Stored rows:
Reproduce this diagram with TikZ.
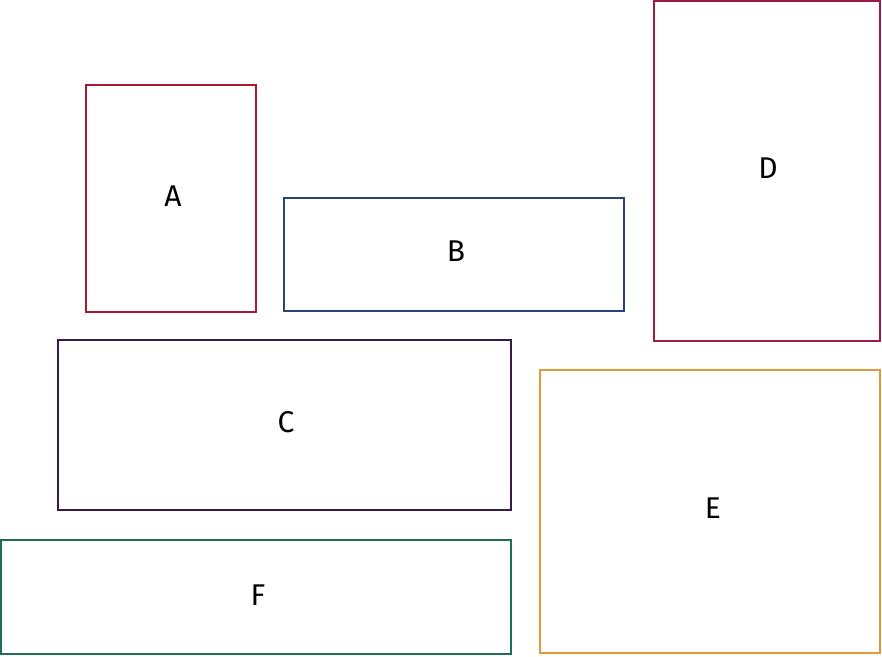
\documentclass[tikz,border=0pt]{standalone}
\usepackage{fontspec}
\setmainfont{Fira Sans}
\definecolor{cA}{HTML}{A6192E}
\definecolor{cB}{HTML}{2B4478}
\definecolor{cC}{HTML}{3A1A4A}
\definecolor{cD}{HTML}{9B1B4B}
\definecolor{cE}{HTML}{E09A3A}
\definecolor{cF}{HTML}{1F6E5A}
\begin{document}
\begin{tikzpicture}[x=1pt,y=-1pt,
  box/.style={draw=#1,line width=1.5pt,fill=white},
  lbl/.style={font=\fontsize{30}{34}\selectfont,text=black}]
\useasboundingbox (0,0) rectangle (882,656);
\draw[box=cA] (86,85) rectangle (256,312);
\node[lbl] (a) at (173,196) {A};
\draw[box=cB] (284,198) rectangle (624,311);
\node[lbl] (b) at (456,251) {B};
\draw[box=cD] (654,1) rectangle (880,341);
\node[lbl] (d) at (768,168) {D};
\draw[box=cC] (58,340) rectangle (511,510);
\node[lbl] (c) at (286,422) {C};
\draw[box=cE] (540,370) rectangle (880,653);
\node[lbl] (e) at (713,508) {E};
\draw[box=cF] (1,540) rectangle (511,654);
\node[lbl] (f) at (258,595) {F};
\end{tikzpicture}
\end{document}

* * *

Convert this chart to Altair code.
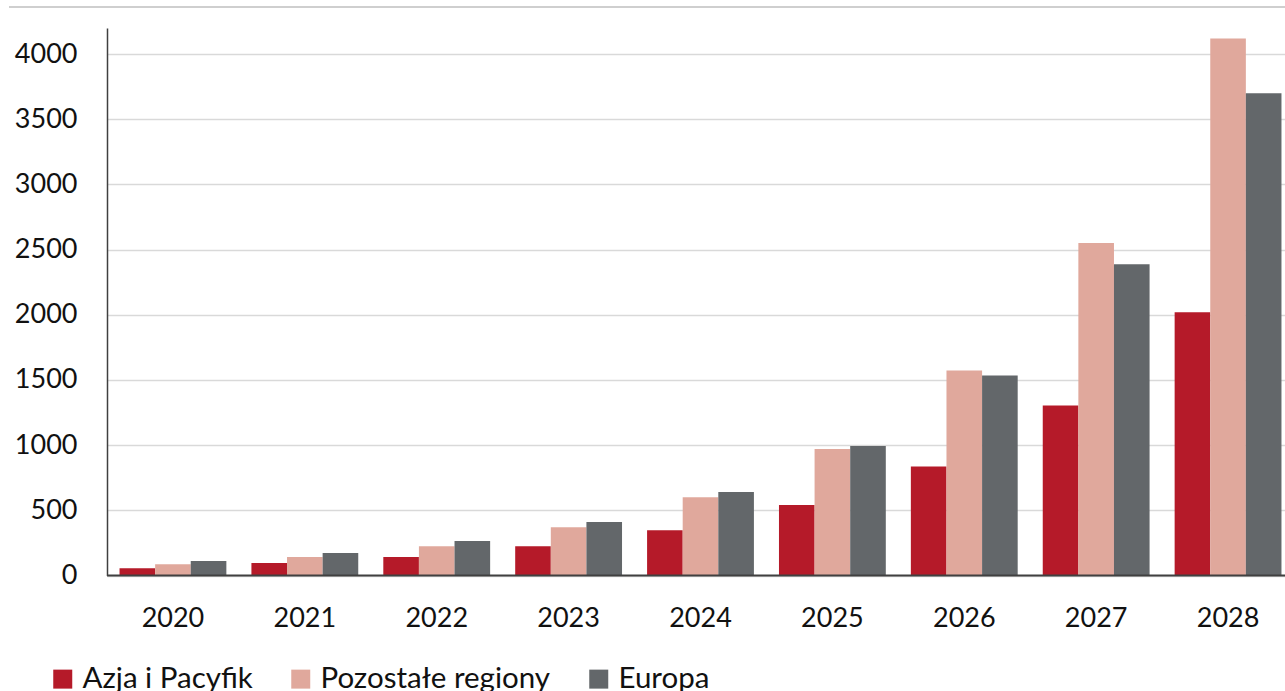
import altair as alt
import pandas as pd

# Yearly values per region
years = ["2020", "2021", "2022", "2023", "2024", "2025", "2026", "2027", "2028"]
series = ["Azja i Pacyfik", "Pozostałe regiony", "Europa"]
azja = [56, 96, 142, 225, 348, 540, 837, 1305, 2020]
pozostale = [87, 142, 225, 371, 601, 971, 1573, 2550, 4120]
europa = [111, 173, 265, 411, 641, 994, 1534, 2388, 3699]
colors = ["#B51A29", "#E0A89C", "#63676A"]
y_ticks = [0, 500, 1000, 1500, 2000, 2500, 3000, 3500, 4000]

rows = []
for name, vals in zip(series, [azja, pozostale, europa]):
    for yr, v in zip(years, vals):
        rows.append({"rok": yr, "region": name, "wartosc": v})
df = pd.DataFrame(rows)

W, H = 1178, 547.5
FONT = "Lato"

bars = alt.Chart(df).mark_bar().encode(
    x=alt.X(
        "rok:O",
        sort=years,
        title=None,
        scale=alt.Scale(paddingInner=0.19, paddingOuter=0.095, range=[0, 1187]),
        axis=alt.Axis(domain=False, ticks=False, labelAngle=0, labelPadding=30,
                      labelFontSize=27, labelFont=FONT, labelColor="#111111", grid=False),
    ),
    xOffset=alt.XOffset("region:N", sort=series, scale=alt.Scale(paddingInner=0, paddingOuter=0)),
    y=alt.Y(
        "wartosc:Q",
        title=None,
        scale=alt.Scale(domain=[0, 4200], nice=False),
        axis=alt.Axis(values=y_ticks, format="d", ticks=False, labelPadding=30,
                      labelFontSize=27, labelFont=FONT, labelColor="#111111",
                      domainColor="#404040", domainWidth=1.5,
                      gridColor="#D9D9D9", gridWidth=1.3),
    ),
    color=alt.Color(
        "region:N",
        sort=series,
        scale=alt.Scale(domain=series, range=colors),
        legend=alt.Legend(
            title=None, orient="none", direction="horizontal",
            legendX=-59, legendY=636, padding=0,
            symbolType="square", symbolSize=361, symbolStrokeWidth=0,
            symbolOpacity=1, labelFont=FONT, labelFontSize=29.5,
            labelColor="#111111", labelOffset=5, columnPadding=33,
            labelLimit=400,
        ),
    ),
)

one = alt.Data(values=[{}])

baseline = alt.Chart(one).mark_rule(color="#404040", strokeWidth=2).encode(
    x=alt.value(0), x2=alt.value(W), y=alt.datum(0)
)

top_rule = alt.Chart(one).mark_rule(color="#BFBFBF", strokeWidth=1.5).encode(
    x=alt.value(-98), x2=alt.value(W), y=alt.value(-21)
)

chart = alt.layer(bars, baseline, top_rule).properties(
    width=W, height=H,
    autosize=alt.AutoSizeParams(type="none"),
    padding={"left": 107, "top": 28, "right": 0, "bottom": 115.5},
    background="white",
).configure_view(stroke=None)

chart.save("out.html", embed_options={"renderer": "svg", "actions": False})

Exercise objective:
Using the listing above, gather each line that holds the string "this" and copy it.

Answer:
Reproduce this diagram with TikZ.
Convert this chart to Altair code.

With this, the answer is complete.